Business name: Letheringsett Watermill

Location: Letheringsett, near Holt, north Norfolk

Re-established: 1987

Ownership: Mike Thurlow, tenant at a peppercorn rent (paying a token amount)

Turnover: £125,000+ (2007) and rising

Website: []


=== What the bakers think ===

Frankie Whittred, manager of Whalebone Bakery, Melton Constable in Norfolk, has been buying from Letheringsett since 1997. He says: "We buy spelt, stoneground and organic stone, from Letheringsett - about 10 or 12 sacks a week in all. We use spelt in particular for biscuits, scones and bread rolls, and we use stoneground and organic stoneground for the large and small loaves. They all sell very well, but orders for organic have gone up a lot."

David Boley, of H&J Moore, Fakenham, has also been dealing with Letheringsett since the mid-’90s. "It’s very good flour," he says. "What I can never understand is that you hear British farmers say they cannot grow bread-making wheat in Norfolk, but that isn’t right. His is excellent and it makes an excellent loaf of bread - particularly his spelt."

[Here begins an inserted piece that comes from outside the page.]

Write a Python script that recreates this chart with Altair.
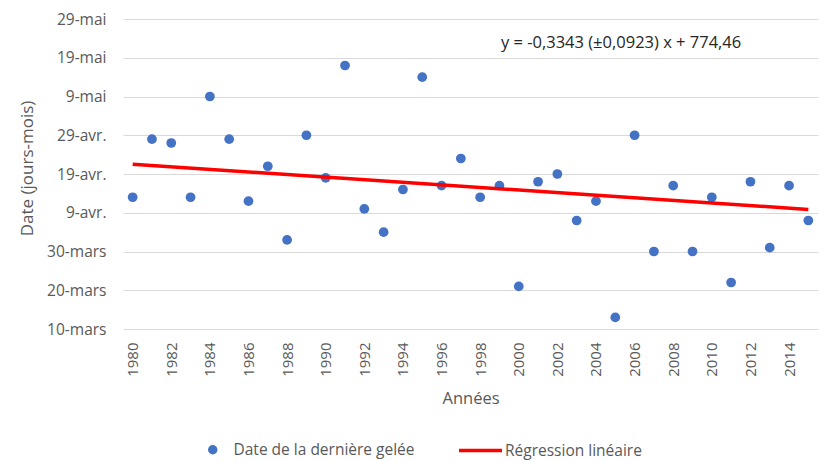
import altair as alt
import pandas as pd

years = list(range(1980, 2016))
# day of year (leap-year count: 10-mars = 70)
days = [104, 119, 118, 104, 130, 119, 103, 112, 93, 120,
        109, 138, 101, 95, 106, 135, 107, 114, 104, 107,
        81, 108, 110, 98, 103, 73, 120, 90, 107, 90,
        104, 82, 108, 91, 107, 98]

tick_days = [70, 80, 90, 100, 110, 120, 130, 140, 150]
tick_labels = ["10-mars", "20-mars", "30-mars", "9-avr.", "19-avr.",
               "29-avr.", "9-mai", "19-mai", "29-mai"]
x_ticks = list(range(1980, 2015, 2))

slope = -0.3343
intercept = 774.46
equation = "y = -0,3343 (±0,0923) x + 774,46"
eq_pos = [2005.3, 143.8]

series_pts = "Date de la dernière gelée"
series_reg = "Régression linéaire"

FONT = "Open Sans"
GREY = "#595959"

pts = pd.DataFrame({"year": years, "day": days, "s": series_pts})
reg_years = [years[0], years[-1]]
reg = pd.DataFrame({"year": reg_years,
                    "day": [slope * y + intercept for y in reg_years],
                    "s": series_reg})
eq = pd.DataFrame({"year": [eq_pos[0]], "day": [eq_pos[1]], "t": [equation]})

label_expr = "{" + ",".join(f"'{d}':'{l}'" for d, l in zip(tick_days, tick_labels)) + "}[datum.value]"

xscale = alt.Scale(domain=[1979.5, 2015.5], nice=False, zero=False)
yscale = alt.Scale(domain=[70, 150], nice=False, zero=False)

x_axis = alt.Axis(values=x_ticks, tickCount=len(x_ticks), format="d", labelAngle=-90,
                  grid=False, labelOverlap=False,
                  domain=False, ticks=False, tickSize=0, labelPadding=13,
                  labelFont=FONT, labelFontSize=15, labelColor=GREY,
                  title="Années", titleFont=FONT, titleFontSize=16.5,
                  titleFontWeight="normal", titleColor=GREY,
                  titleX=347.5, titleY=69, titleBaseline="middle")
y_axis = alt.Axis(values=tick_days, tickCount=len(tick_days), labelExpr=label_expr,
                  grid=True, labelOverlap=False,
                  gridColor="#d9d9d9", gridWidth=1, domain=False, ticks=False,
                  tickSize=0, labelPadding=17, labelFont=FONT, labelFontSize=15.5,
                  labelColor=GREY, title="Date (jours-mois)", titleFont=FONT,
                  titleFontSize=17, titleFontWeight="normal", titleColor=GREY,
                  titleX=-96, titleY=149, titleBaseline="middle")

points = alt.Chart(pts).mark_point(filled=True, opacity=1, size=95).encode(
    x=alt.X("year:Q", scale=xscale, axis=x_axis),
    y=alt.Y("day:Q", scale=yscale, axis=y_axis),
    color=alt.Color("s:N", scale=alt.Scale(domain=[series_pts], range=["#4472C4"]),
                    legend=alt.Legend(orient="none", legendX=82, legendY=423,
                                      title=None, symbolType="circle",
                                      symbolSize=90, symbolOpacity=1,
                                      symbolStrokeWidth=0, labelLimit=0,
                                      labelOffset=13, labelFont=FONT,
                                      labelFontSize=15.5, labelColor=GREY,
                                      padding=0)),
)

line = alt.Chart(reg).mark_line(strokeWidth=3.5).encode(
    x="year:Q",
    y="day:Q",
    color=alt.Color("s:N", scale=alt.Scale(domain=[series_reg], range=["#FF0000"]),
                    legend=alt.Legend(orient="none", legendX=334, legendY=408,
                                      title=None, symbolType="stroke",
                                      symbolSize=1849, symbolStrokeWidth=3.5,
                                      labelLimit=0,
                                      labelOffset=1, labelFont=FONT,
                                      labelFontSize=15.5, labelColor=GREY,
                                      padding=0)),
)

text = alt.Chart(eq).mark_text(font=FONT, fontSize=16.5, color="#262626",
                               align="center", baseline="middle").encode(
    x="year:Q", y="day:Q", text="t:N")

chart = alt.layer(points, line, text).resolve_scale(color="independent").properties(
    width=695, height=310,
    autosize=alt.AutoSizeParams(type="none"),
    padding={"left": 115, "top": 11, "right": 1, "bottom": 135},
).configure_view(stroke=None)

chart.save("out.html", embed_options={"renderer": "svg", "actions": False})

Michael Goetze, of All Natural Bakery, Bury St Edmunds, has been using Letheringsett flour for seven or eight years. "It is absolutely perfect for our purposes," he states. "I buy the organic stoneground and that is a fantastic wholemeal. We use it in all our wholemeal breads and it works so well. It is surprisingly finely milled and not too compact, which helps very much. People don’t want these heavy bricks.

"Very often, wholemeal stoneground is quite coarse, but this isn’t. And its quality is very consistent. That’s why we like it. It is better than anything I have come across."